We have two new pieces of economic data this morning, the CPI report and Industrial Production for July. The consumer price inflation report released this morning by the BLS showed a surprising fall in prices in July. Part of this was due to a small fallback in oil prices during the month (this will be undone in the August CPI report, since the price of oil has renewed its rise over the past couple of weeks), but part of it is due to the lack of price increases across the economy more generally. The core rate of inflation (i.e. excluding food and energy prices) was less than .1% in July. Here’s the picture:
The chart shows the overall consumer inflation rate, the consumer inflation rate for items other than food and energy, and the inflation rate for goods that businesses use. The rise in inflation that happened in the US during the first few months of 2004 definitely seems to be tapering off. As I’ve said before, this is both good and bad. It’s good for prices to stop rising if wages continue to rise, so that the real purchasing power of individuals increases. But it’s bad if this slowdown in price rises reflects weak demand, because that will in turn result in weak wage growth.
Meanwhile, the Industrial Production report for July showed a small gain in both production and capacity utilization that (almost) undid a decline in June.

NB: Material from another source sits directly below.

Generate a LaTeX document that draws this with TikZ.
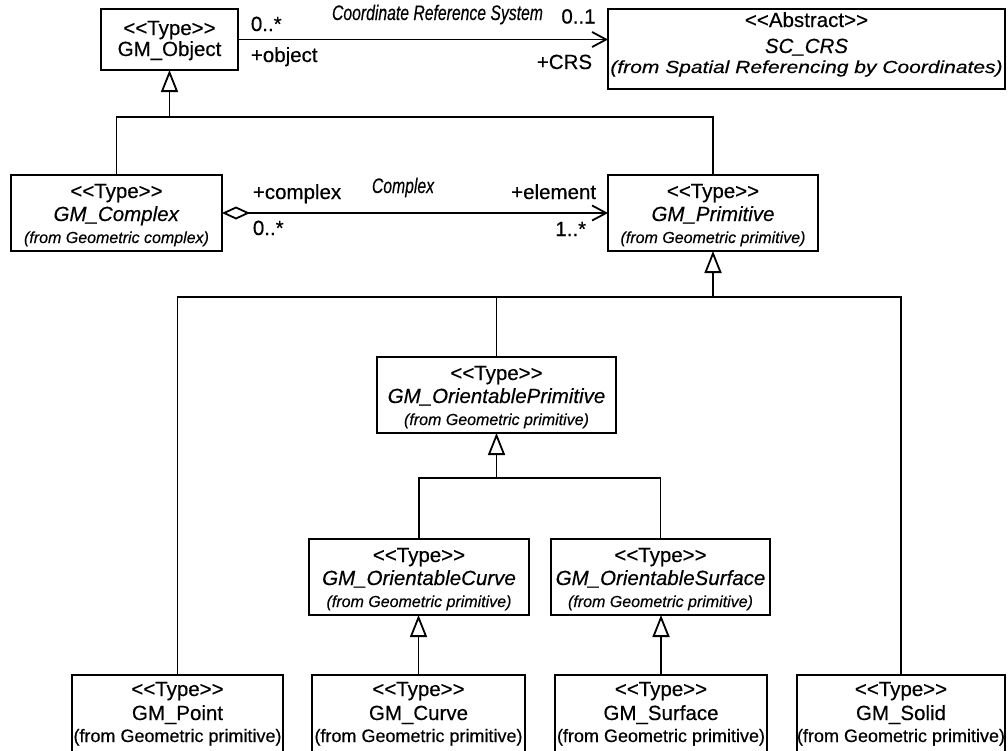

Output by factories, mines, and utilities in the US is basically back to its level of 2000 (note that this is despite the fact that the rest of the economy has grown by about 9% over the period in real terms, and the population of the US has grown by
4-5%). Capacity utilization has yet to begin a serious recovery to pre-recession levels, however.
Both the capacity utilization figures and the slowing inflation figures are manifestations of the same phenomenon: the US economy is still operating far below its potential. And until demand picks up, below our potential is where we’ll stay.